Time passes. Another ostensibly progressive American President fills the air with words of hope and progress. More time gets wasted.

I will pass the time by speaking as clearly and plainly as I can, in later postings, about some specific issues raised by our audacious leader. Here are two important issues you can waste your time on, now.

The first issue is the contradictory nature the speech’s geography, Egypt. Americans are notorious for not being well-schooled in geography. Be assured that Arab listeners to the speech fully understand the resonance of the country that surrounds the Suez Canal.

Hosni Mubarak has been its elected President since his appointment in 1981, after the murder of Anwar el-Sadat. Saddam Hussein ruled Iraq for 24 years with the imprimatur of elections. Mubarak has ruled for 28 years under similar election rules. Gamal Mubarak, Hosni’s second son, may succeed his father under the well-known rules of hereditary democracy.

The second issue is the contradictory nature of this president. We once had another president like BHO: JFK. The latter’s confident call to young Americans resonated, then too, and we hoped for change from the first president born in the 20th Century. The trail of ruins JFK left included assassinations, assassination attempts, secret operations designed to subvert other countries, the expansion of an unnecessary war in Vietnam, and other recklessness Empires promote. JFK was the first American president we deified. His was the first Imperial Presidency. He lied about a missile gap with the Soviets to get elected. Only a few extreme right-wingers surpassed his Cold War rhetoric.
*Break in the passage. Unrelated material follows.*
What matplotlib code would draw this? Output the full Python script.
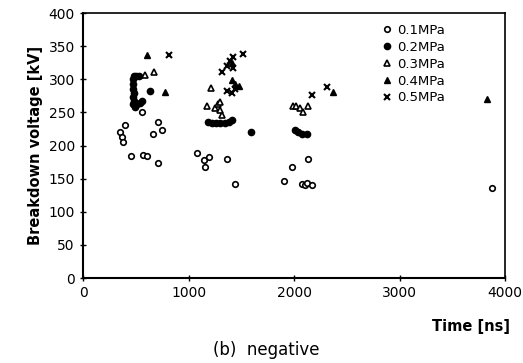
import matplotlib.pyplot as plt

# Breakdown voltage vs time to breakdown, negative polarity
t_01 = [350, 366, 382, 398, 452, 556, 571, 603, 660, 707, 713, 745,
        1076, 1150, 1190, 1155, 1365, 1435,
        1903, 1976, 2134, 2071, 2100, 2118, 2166, 3870]
v_01 = [221, 213, 206, 231, 184, 251, 186, 184, 218, 173, 236, 224,
        189, 178, 183, 168, 180, 142,
        146, 167, 179, 142, 140, 143, 141, 136]

t_02 = [480, 500, 525, 470, 475, 470, 478, 470, 485, 470, 490, 510, 535, 555, 630,
        1180, 1220, 1260, 1300, 1340, 1380, 1410, 1588,
        2008, 2039, 2071, 2118]
v_02 = [305, 305, 305, 300, 293, 286, 280, 273, 268, 262, 258, 262, 264, 268, 282,
        236, 234, 234, 234, 234, 235, 238, 221,
        224, 221, 218, 217]

t_03 = [587, 676, 1209, 1171, 1250, 1281, 1297, 1313, 1297,
        1985, 2020, 2055, 2086, 2128]
v_03 = [307, 311, 287, 260, 256, 262, 266, 246, 253,
        259, 259, 256, 251, 259]

t_04 = [609, 780, 1410, 1414, 1440, 1480, 2370, 3832]
v_04 = [337, 281, 325, 299, 293, 290, 281, 270]

t_05 = [818, 1313, 1361, 1395, 1424, 1517, 1424, 1408, 1360, 1440, 2166, 2315]
v_05 = [337, 311, 320, 328, 334, 338, 317, 280, 282, 285, 276, 289]

labels = ['0.1MPa', '0.2MPa', '0.3MPa', '0.4MPa', '0.5MPa']

fig = plt.figure(figsize=(5.23, 3.63), dpi=100)
ax = fig.add_axes([0.159, 0.234, 0.807, 0.730])

ax.plot(t_01, v_01, 'o', mfc='white', mec='black', mew=1.2, ms=4, ls='none', label=labels[0])
ax.plot(t_02, v_02, 'o', color='black', ms=4.5, ls='none', label=labels[1])
ax.plot(t_03, v_03, '^', mfc='white', mec='black', mew=1.2, ms=4.5, ls='none', label=labels[2])
ax.plot(t_04, v_04, '^', color='black', ms=5, ls='none', label=labels[3])
ax.plot(t_05, v_05, 'x', color='black', mew=1.5, ms=5, ls='none', label=labels[4])

ax.set_xlim(0, 4000)
ax.set_ylim(0, 400)
ax.set_xticks([0, 1000, 2000, 3000, 4000])
ax.set_yticks(range(0, 401, 50))
ax.tick_params(direction='inout', length=5, width=1, labelsize=10)
for s in ['left', 'bottom']:
    ax.spines[s].set_linewidth(1.5)
for s in ['top', 'right']:
    ax.spines[s].set_linewidth(1.2)

ax.set_ylabel('Breakdown voltage [kV]', fontsize=10.5, fontweight='bold')
fig.text(0.975, 0.1, 'Time [ns]', ha='right', va='center', fontsize=10.5, fontweight='bold')
fig.text(0.51, 0.035, '(b)  negative', ha='center', va='center', fontsize=12)

ax.legend(loc='upper right', bbox_to_anchor=(0.875, 0.99), frameon=False,
          fontsize=9.5, handletextpad=0.1, labelspacing=0.3, handlelength=1.2,
          borderaxespad=0.2)

fig.savefig('out.png', dpi=100)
The country was ruled competently under JFK and he began to soften on civil rights issues, even though as a Democrat he was as committed as FDR to retaining the solid south. We can give him credit, though, for keeping us from a shooting war with the Soviets over the Berlin Wall and Cuba missiles crises.

I cried like the schoolboy I was at his death and shuddered in horror through the bloody decade that ensued. My participation in marches and demonstrations, the time spent in jail for peaceful protest, was wasted. All the people who, like myself, dissented against the American Empire were just passing time.

BHO is not changing course, as a careful reading of his speech can confirm. His ship of state is just more adept than the last at clearing the rhetorical icebergs.